Client
16’96 Concepts
(Furniture Company)

Architect
The Pine Tree Architects

Builder
Mottama Holdings

Year
October 2025

Our sister company 16’96 Concepts, embarked on their dream journey in building their factory from ground up. The team at 16’96, understands that the furniture journey doesn’t begin in the showroom. It begins here — in sawdust, in the hum of machines, in hands that plane, carve, and sand with care — at the heart of the factory.

CEO Kimiko says, “For us, the factory is not hidden away — it’s part of our story. It’s where design leaves paper and becomes tangible. It’s where our values of longevity, natural materials, and modern Myanmar design are made real, every single day.” 

We wanted to embody this character and ethos of 16’96 Concepts, while maintaining all the function it needed in a well-run furniture factory.

With ceilings soaring over 14 feet, we had vertical drama on our side. Instead of heavy built-ins that can weigh a space down, we played with mounted shelving like the Kiwano Shelf and bright pops of burnt orange to our walls.

For our Lead Carpenter and Lead Wood Finisher’s private office, we kept the look clean, charismatic, and industrial.

There are a total of three primary water closets at the factory, the men’s, women’s, guest bathrooms. The men’s and women’s bathrooms have shower stalls built in to the space.

We maintained an aesthetic through-line from the staff dormitories into the water closets - using color blocking methods to bring the 13ft ceiling heights to a more manageable height.

We strategically incorporated elements of oak veneer, textural elements like reeded façades, and metal so that the canvas did not fall flat.

Keeping things paired back, minimal, while still making the bathrooms feel special — is our forté.

We combined the open kitchen and cafeteria into one space, and fully embraced contrast. The Lead Principal Architect at the Pine Tree Architects, Ko Zaw Naing, made sure we had ample light and natural breeze coming in through the breeze blocks. For a raw, edgy, industrial look, they kept the overall ceiling and beams exposed, finished with a polished concrete floor.

To help warm up the space, we selected furniture that carried modern lines with the primary materiality being timber. The result is a space with bold visual rhythm and a vibrant, fearless groove, unique to 16’96.

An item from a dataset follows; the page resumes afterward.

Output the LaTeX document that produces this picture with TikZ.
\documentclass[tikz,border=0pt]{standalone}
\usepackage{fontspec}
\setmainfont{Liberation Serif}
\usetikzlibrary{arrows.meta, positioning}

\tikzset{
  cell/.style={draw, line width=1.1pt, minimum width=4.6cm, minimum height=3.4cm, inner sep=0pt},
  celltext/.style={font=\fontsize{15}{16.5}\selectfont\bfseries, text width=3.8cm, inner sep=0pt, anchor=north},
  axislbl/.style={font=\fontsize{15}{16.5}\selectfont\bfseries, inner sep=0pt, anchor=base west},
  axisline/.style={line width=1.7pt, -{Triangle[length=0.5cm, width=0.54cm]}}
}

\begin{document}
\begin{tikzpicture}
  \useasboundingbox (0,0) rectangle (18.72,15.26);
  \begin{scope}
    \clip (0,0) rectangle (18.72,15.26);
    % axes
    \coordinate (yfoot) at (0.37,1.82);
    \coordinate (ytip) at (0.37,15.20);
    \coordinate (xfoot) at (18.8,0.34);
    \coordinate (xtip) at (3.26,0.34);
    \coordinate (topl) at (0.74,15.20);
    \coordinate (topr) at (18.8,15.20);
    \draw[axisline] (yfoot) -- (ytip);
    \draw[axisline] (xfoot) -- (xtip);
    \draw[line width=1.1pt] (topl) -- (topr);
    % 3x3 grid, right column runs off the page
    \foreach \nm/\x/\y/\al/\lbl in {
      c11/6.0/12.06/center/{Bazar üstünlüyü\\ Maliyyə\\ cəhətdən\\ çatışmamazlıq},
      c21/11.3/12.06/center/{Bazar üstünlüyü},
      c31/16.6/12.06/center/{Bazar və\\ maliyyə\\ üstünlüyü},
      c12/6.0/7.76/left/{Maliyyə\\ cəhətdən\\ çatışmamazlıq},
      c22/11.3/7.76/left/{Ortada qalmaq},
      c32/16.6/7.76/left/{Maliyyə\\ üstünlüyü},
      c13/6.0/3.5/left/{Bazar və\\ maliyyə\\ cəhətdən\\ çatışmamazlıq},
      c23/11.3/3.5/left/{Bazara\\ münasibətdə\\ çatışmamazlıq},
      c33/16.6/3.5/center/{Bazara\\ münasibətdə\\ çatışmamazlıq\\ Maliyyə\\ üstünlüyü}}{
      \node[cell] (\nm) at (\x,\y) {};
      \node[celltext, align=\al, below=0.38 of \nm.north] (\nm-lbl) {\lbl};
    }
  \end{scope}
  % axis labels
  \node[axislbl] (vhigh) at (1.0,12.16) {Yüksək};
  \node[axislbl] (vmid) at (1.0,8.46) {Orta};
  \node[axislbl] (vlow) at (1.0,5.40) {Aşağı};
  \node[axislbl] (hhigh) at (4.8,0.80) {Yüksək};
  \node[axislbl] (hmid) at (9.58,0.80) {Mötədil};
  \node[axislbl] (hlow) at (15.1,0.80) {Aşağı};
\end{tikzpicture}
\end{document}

Mixing ochre and teal gives richness without looking too stark, a perfect backdrop for the Khout Monte Tables and Monte Kywe Thal Chairs. The result is a dopamine-deep place that feels alive, electric, suited for lunch hours and tea breaks.

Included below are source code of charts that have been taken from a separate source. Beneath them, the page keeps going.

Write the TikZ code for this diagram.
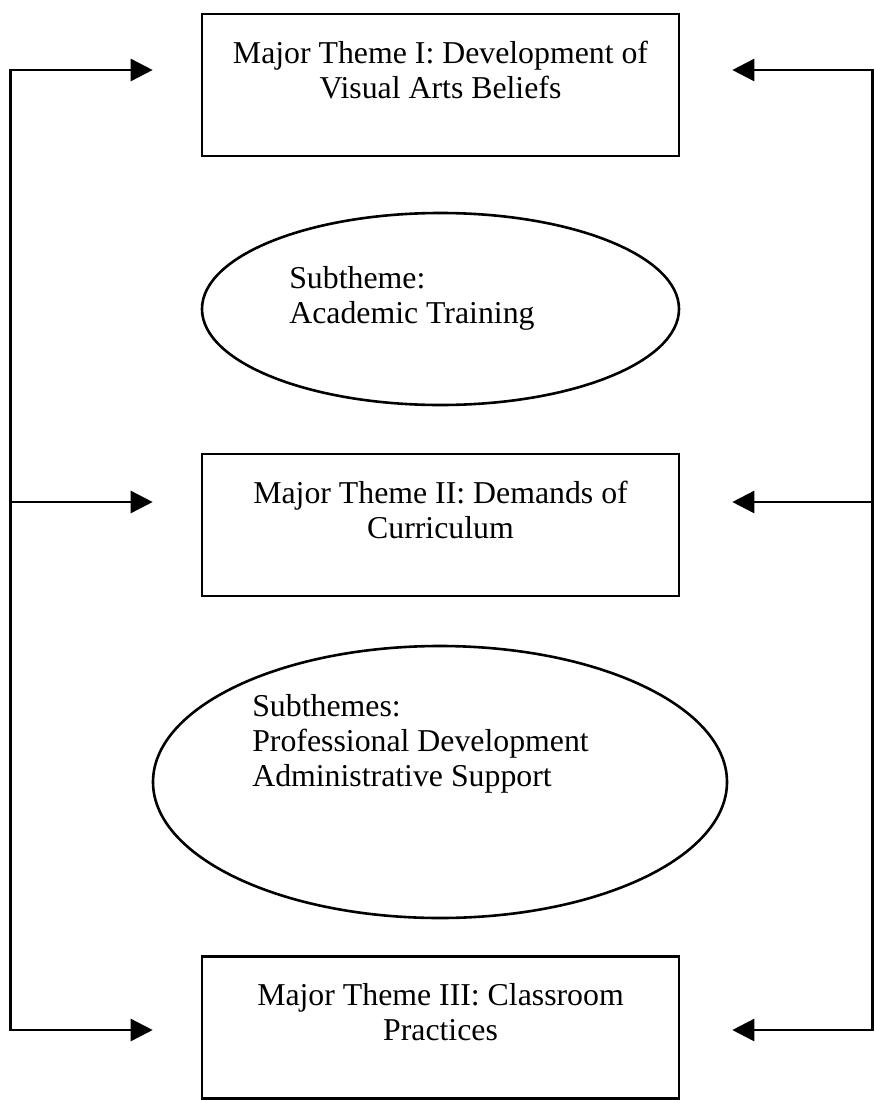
\documentclass[tikz,border=0pt]{standalone}
\usepackage{fontspec}
\setmainfont{Liberation Serif}
\usetikzlibrary{shapes.geometric,arrows.meta,positioning}

\begin{document}
\begin{tikzpicture}[x=1pt,y=-1pt,line width=2.6pt,
  font=\fontsize{31.8}{35}\selectfont,
  themebox/.style={draw,minimum width=477pt,minimum height=142pt,inner sep=0pt},
  themetext/.style={align=center,inner sep=0pt},
  subtheme/.style={draw,ellipse,inner sep=0pt},
  subtext/.style={align=left,inner sep=0pt,anchor=north west},
  link/.style={-{Triangle[length=22pt,width=22pt]}}]
\useasboundingbox (0,0) rectangle (875,1100);
% major themes
\node[themebox] (t1) at (440.5,85) {};
\node[themebox] (t2) at (440.5,525) {};
\node[themebox] (t3) at (440.5,1027.5) {};
\node[themetext,below=27pt of t1.north] (t1x) {Major Theme I: Development of\\Visual Arts Beliefs};
\node[themetext,below=27pt of t2.north] (t2x) {Major Theme II: Demands of\\Curriculum};
\node[themetext,below=27pt of t3.north] (t3x) {Major Theme III: Classroom\\Practices};
% subthemes
\node[subtheme,minimum width=477pt,minimum height=192pt] (s1) at (440.5,309) {};
\node[subtheme,minimum width=574pt,minimum height=272pt] (s2) at (440,782) {};
\node[subtext] (s1x) at (288,265) {Subtheme:\\Academic Training};
\node[subtext] (s2x) at (251,693) {Subthemes:\\Professional Development\\Administrative Support};
% side arrows
\foreach \i/\y in {1/70,2/502,3/1030}{
  \coordinate (l\i) at (10.7,\y);
  \coordinate (r\i) at (872.5,\y);
  \draw[link,shorten >=48pt] (l\i) -- (l\i -| t\i.west);
  \draw[link,shorten >=52pt] (r\i) -- (r\i -| t\i.east);
}
\draw[line cap=rect] (l1) -- (l3);
\draw[line cap=rect] (r1) -- (r3);
\end{tikzpicture}
\end{document}
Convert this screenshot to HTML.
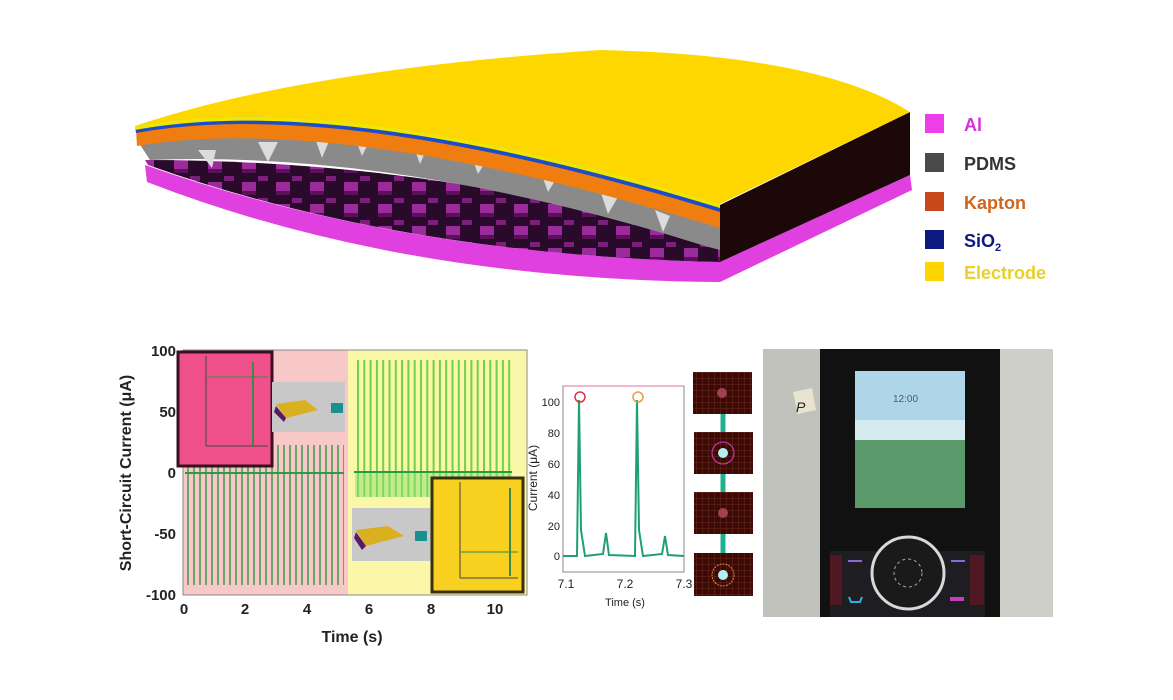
<!DOCTYPE html>
<html><head><meta charset="utf-8"><style>
html,body{margin:0;padding:0;background:#fff;}
svg{display:block;font-family:"Liberation Sans",Arial,sans-serif;}
</style></head><body>
<svg width="1173" height="700" viewBox="0 0 1173 700" xmlns="http://www.w3.org/2000/svg">
<defs>
<pattern id="sp1" x="187" y="0" width="6" height="10" patternUnits="userSpaceOnUse"><rect x="0" y="0" width="2" height="10" fill="#6aa86a"/></pattern>
<pattern id="sp2" x="357" y="0" width="6.3" height="10" patternUnits="userSpaceOnUse"><rect x="0" y="0" width="2" height="10" fill="#6fd04a"/></pattern>
<pattern id="grid" width="6" height="6" patternUnits="userSpaceOnUse"><rect width="6" height="6" fill="#3a0a08"/><path d="M0 0H6M0 0V6" stroke="#6a2a1a" stroke-width="1"/></pattern>
<pattern id="cubes" width="34" height="22" patternUnits="userSpaceOnUse"><rect width="34" height="22" fill="#2a0a2a"/><rect x="4" y="6" width="14" height="9" fill="#9b2a9b"/><rect x="4" y="15" width="14" height="4" fill="#5a115a"/><rect x="20" y="0" width="10" height="5" fill="#7a1f7a"/></pattern>
</defs>

<path d="M145 165 Q400 255 720 262 L910 175 L912 190 L720 282 Q400 280 147 182 Z" fill="#e040e0"/>
<path d="M148 165 Q400 255 720 262 L720 245 Q450 160 145 160 Z" fill="url(#cubes)"/>
<path d="M720 205 L910 112 L910 175 L720 262 Z" fill="#1c0808"/>
<path d="M137 140 Q340 100 720 225 L720 250 L705 246 Q400 150 150 160 Z" fill="#8a8a8a"/>
<g fill="#dcdcdc">
<polygon points="198,150 216,150 212,168"/><polygon points="258,142 278,142 268,162"/><polygon points="315,138 330,139 322,158"/>
<polygon points="355,138 370,140 362,156"/><polygon points="412,142 428,146 420,164"/><polygon points="470,152 488,158 478,174"/>
<polygon points="540,170 558,176 548,192"/><polygon points="600,190 618,197 608,214"/><polygon points="655,210 670,216 663,232"/>
</g>
<path d="M136 130 Q340 92 720 210 L720 228 Q340 112 137 146 Z" fill="#f07d10"/>
<path d="M135 126 Q340 88 720 204 L720 212 Q340 96 136 133 Z" fill="#1c4cc8"/>
<path d="M135 126 Q300 70 600 50 Q820 55 910 112 L720 204 Q340 88 135 126 Z" fill="#ffd700"/>
<path d="M135 126 Q340 88 720 204 L720 208 Q340 92 135 130 Z" fill="#f2e600"/>

<g font-weight="bold" font-size="18">
<rect x="925" y="114" width="19" height="19" fill="#ee3ee8"/><text x="964" y="131" fill="#d630d6">Al</text>
<rect x="925" y="153" width="19" height="19" fill="#4a4a4a"/><text x="964" y="170" fill="#333">PDMS</text>
<rect x="925" y="192" width="19" height="19" fill="#c8481a"/><text x="964" y="209" fill="#d0641c">Kapton</text>
<rect x="925" y="230" width="19" height="19" fill="#0c1a80"/><text x="964" y="247" fill="#0c1a80">SiO<tspan font-size="11" dy="4">2</tspan></text>
<rect x="925" y="262" width="19" height="19" fill="#ffd400"/><text x="964" y="279" fill="#e8d22a">Electrode</text>
</g>

<rect x="183" y="350" width="165" height="245" fill="#f8c8c8"/>
<rect x="348" y="350" width="179" height="245" fill="#fbf7a8"/>
<rect x="183" y="350" width="344" height="245" fill="none" stroke="#888" stroke-width="1"/>
<rect x="187" y="445" width="157" height="140" fill="url(#sp1)"/>
<line x1="185" y1="473" x2="344" y2="473" stroke="#2a9a4a" stroke-width="2"/>
<rect x="355" y="360" width="157" height="137" fill="url(#sp2)"/>
<rect x="355" y="473" width="157" height="24" fill="#8ee070" opacity="0.5"/>
<line x1="354" y1="472" x2="512" y2="472" stroke="#2a9a4a" stroke-width="2"/>
<g font-weight="bold" font-size="15" fill="#222" text-anchor="end">
<text x="176" y="356">100</text><text x="176" y="417">50</text><text x="176" y="478">0</text><text x="176" y="539">-50</text><text x="176" y="600">-100</text>
</g>
<g font-weight="bold" font-size="15" fill="#222" text-anchor="middle">
<text x="184" y="614">0</text><text x="245" y="614">2</text><text x="307" y="614">4</text><text x="369" y="614">6</text><text x="431" y="614">8</text><text x="495" y="614">10</text>
<text x="352" y="642" font-size="16">Time (s)</text>
</g>
<text transform="translate(131,473) rotate(-90)" text-anchor="middle" font-weight="bold" font-size="16" fill="#222">Short-Circuit Current (μA)</text>
<rect x="178" y="352" width="94" height="114" fill="#f0508a" stroke="#3a1020" stroke-width="3"/>
<line x1="206" y1="356" x2="206" y2="446" stroke="#444"/><line x1="206" y1="446" x2="268" y2="446" stroke="#444"/>
<line x1="206" y1="377" x2="268" y2="377" stroke="#3a8a4a"/><line x1="253" y1="362" x2="253" y2="446" stroke="#3a8a4a" stroke-width="2"/>
<rect x="272" y="382" width="73" height="50" fill="#c8c8c8"/>
<polygon points="276,404 305,400 318,410 286,418" fill="#d8b020"/><polygon points="276,406 286,418 284,422 274,412" fill="#5a1a60"/>
<rect x="331" y="403" width="12" height="10" fill="#1a9090"/>
<rect x="352" y="508" width="80" height="53" fill="#c8c8c8"/>
<polygon points="356,530 388,526 404,536 366,546" fill="#d8b020"/><polygon points="356,532 366,546 362,550 354,538" fill="#5a1a60"/>
<rect x="415" y="531" width="12" height="10" fill="#1a9090"/>
<rect x="432" y="478" width="91" height="114" fill="#f8d020" stroke="#3a3010" stroke-width="3"/>
<line x1="460" y1="482" x2="460" y2="578" stroke="#444"/><line x1="460" y1="578" x2="518" y2="578" stroke="#444"/>
<line x1="460" y1="552" x2="518" y2="552" stroke="#3a8a4a"/><line x1="510" y1="488" x2="510" y2="576" stroke="#3a8a4a" stroke-width="2"/>

<rect x="563" y="386" width="121" height="186" fill="#fff" stroke="#888"/>
<line x1="563" y1="386" x2="684" y2="386" stroke="#e07090"/>
<path d="M563 556 L577 556 L579 400 L581 530 L585 556 L603 554 L606 533 L609 555 L635 556 L637 400 L639 530 L643 556 L662 554 L665 536 L668 555 L684 556" fill="none" stroke="#20a070" stroke-width="2"/>
<circle cx="580" cy="397" r="5" fill="none" stroke="#e03040" stroke-width="1.5"/>
<circle cx="638" cy="397" r="5" fill="none" stroke="#e0a040" stroke-width="1.5"/>
<g font-size="11" fill="#222" text-anchor="end">
<text x="560" y="406">100</text><text x="560" y="437">80</text><text x="560" y="468">60</text><text x="560" y="499">40</text><text x="560" y="530">20</text><text x="560" y="560">0</text>
</g>
<g font-size="12" fill="#222" text-anchor="middle">
<text x="566" y="588">7.1</text><text x="625" y="588">7.2</text><text x="684" y="588">7.3</text><text x="625" y="606" font-size="11">Time (s)</text>
</g>
<text transform="translate(537,478) rotate(-90)" text-anchor="middle" font-size="12" fill="#222">Current (μA)</text>

<line x1="723" y1="414" x2="723" y2="553" stroke="#20b090" stroke-width="5"/>
<rect x="693" y="372" width="59" height="42" fill="url(#grid)"/><circle cx="722" cy="393" r="5" fill="#a04050"/>
<rect x="694" y="432" width="59" height="42" fill="url(#grid)"/><circle cx="723" cy="453" r="11" fill="none" stroke="#d040c0"/><circle cx="723" cy="453" r="5" fill="#b0f0f0"/>
<rect x="694" y="492" width="59" height="42" fill="url(#grid)"/><circle cx="723" cy="513" r="5" fill="#a04050"/>
<rect x="694" y="553" width="59" height="43" fill="url(#grid)"/><circle cx="723" cy="575" r="11" fill="none" stroke="#e09030" stroke-dasharray="2 1"/><circle cx="723" cy="575" r="5" fill="#b0f0f0"/>

<rect x="763" y="349" width="290" height="268" fill="#cfcfca"/>
<rect x="763" y="349" width="60" height="268" fill="#c2c2bd"/>
<polygon points="793,392 812,388 816,410 798,414" fill="#e8e4d0"/>
<text x="796" y="412" font-size="14" font-style="italic" fill="#222">P</text>
<rect x="820" y="349" width="180" height="268" fill="#111"/>
<rect x="855" y="371" width="110" height="137" fill="#aed6e8"/>
<rect x="855" y="440" width="110" height="68" fill="#5a9a6a"/>
<rect x="855" y="420" width="110" height="20" fill="#d4ecef"/>
<text x="893" y="402" font-size="10" fill="#557">12:00</text>
<rect x="830" y="551" width="155" height="66" fill="#1e1e22"/>
<circle cx="908" cy="573" r="36" fill="#1a1a1a" stroke="#d8d8d8" stroke-width="3"/>
<circle cx="908" cy="573" r="14" fill="none" stroke="#aaa" stroke-width="1" stroke-dasharray="3 3"/>
<rect x="830" y="555" width="12" height="50" fill="#501820"/><rect x="970" y="555" width="14" height="50" fill="#501820"/>
<line x1="848" y1="561" x2="862" y2="561" stroke="#8a6ad0" stroke-width="2"/><line x1="951" y1="561" x2="965" y2="561" stroke="#8a6ad0" stroke-width="2"/>
<path d="M849 597 L851 602 L860 602 L862 597" fill="none" stroke="#30b0e0" stroke-width="2"/>
<rect x="950" y="597" width="14" height="4" fill="#c040c0"/>
</svg>
</body></html>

The Wagaung Wardrobe and the Bunk Bed are now both 16’96 Concepts’ staples.

Founder and CEO Kimiko says, “Like Henry Ford, I want our makers to be able to afford and experience the things we make in their daily lives.” Designed and built at the factory with care, pride, and with a deep respect for the craft, the tradesmen now gets to experience first-hand the furniture they’ve built.

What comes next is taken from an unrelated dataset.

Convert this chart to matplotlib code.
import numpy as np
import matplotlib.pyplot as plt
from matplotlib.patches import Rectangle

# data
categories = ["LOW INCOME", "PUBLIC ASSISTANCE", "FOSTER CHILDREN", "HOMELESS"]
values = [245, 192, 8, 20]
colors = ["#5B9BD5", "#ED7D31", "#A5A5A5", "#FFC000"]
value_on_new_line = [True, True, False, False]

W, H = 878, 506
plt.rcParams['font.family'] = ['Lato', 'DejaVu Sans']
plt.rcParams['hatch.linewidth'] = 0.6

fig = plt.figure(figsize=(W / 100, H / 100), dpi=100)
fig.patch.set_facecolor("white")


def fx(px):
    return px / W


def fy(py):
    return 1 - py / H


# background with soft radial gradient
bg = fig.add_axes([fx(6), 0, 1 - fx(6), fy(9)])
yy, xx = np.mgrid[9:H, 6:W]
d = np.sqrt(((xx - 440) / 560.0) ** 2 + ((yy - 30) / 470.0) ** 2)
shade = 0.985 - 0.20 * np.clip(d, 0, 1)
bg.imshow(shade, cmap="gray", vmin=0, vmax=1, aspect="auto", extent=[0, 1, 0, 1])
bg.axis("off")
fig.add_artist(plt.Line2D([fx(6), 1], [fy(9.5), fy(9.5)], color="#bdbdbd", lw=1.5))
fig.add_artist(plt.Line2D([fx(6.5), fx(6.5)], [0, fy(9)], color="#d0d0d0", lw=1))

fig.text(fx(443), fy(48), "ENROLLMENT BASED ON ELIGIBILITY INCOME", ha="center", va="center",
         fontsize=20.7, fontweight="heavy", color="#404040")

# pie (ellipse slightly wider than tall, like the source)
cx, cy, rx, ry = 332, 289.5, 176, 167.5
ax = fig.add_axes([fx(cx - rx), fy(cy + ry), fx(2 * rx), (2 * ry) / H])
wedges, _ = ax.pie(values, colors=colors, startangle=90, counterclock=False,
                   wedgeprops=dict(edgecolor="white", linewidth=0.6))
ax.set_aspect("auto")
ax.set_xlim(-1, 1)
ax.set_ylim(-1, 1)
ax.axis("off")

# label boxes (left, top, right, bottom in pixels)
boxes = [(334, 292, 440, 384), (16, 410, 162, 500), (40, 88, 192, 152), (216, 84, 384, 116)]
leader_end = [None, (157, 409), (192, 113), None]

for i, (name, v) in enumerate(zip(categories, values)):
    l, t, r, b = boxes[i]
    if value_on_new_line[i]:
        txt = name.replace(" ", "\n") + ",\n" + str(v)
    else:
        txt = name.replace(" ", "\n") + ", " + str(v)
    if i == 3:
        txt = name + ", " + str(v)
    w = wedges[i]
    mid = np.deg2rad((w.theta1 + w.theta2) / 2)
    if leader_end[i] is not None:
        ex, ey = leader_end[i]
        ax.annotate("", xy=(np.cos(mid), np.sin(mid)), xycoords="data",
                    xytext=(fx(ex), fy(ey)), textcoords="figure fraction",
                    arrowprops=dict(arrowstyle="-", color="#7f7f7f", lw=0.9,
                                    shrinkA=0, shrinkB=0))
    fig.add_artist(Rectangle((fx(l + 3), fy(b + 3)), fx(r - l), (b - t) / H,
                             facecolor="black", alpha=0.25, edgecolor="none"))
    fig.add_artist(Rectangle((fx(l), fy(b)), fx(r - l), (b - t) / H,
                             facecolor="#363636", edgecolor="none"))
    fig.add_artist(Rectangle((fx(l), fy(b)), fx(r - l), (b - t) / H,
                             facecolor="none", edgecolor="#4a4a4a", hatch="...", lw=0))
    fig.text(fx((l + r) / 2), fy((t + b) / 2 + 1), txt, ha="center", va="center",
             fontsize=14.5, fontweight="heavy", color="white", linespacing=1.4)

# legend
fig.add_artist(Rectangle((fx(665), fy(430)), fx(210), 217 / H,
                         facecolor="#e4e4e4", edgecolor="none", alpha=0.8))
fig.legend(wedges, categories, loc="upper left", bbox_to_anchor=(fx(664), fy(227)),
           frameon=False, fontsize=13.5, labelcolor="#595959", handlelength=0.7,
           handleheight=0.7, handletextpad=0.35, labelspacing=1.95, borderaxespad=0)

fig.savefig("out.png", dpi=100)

Design is more than pretty things in a room. It’s about how space feels in motion — entering, moving, pausing. It’s how each material, each texture, each art piece converses with the daylight, with the people who live there.

A highlight of this factory: the staff dormitory. Inspired by Scandinavian sensibilities, we went through multiple iterations of the bunk bed. Design coherence is a quiet power move; we echoed the wood and metal material combination used throughout the architecture.

In contrast with the work areas, we kept the dorms soft, neutral, serene. Clean-lined furniture keeps the look contemporary, while the minimal palette— oaks, creamy matcha hues, and gentle greys— feels both soothing and fresh. The palette adds to the sense of spaciousness and calm.

We couldn’t help ourselves but to inject some pop of color - a splash of burnt orange for the door and mirror. Accents done right, is a high-impact move.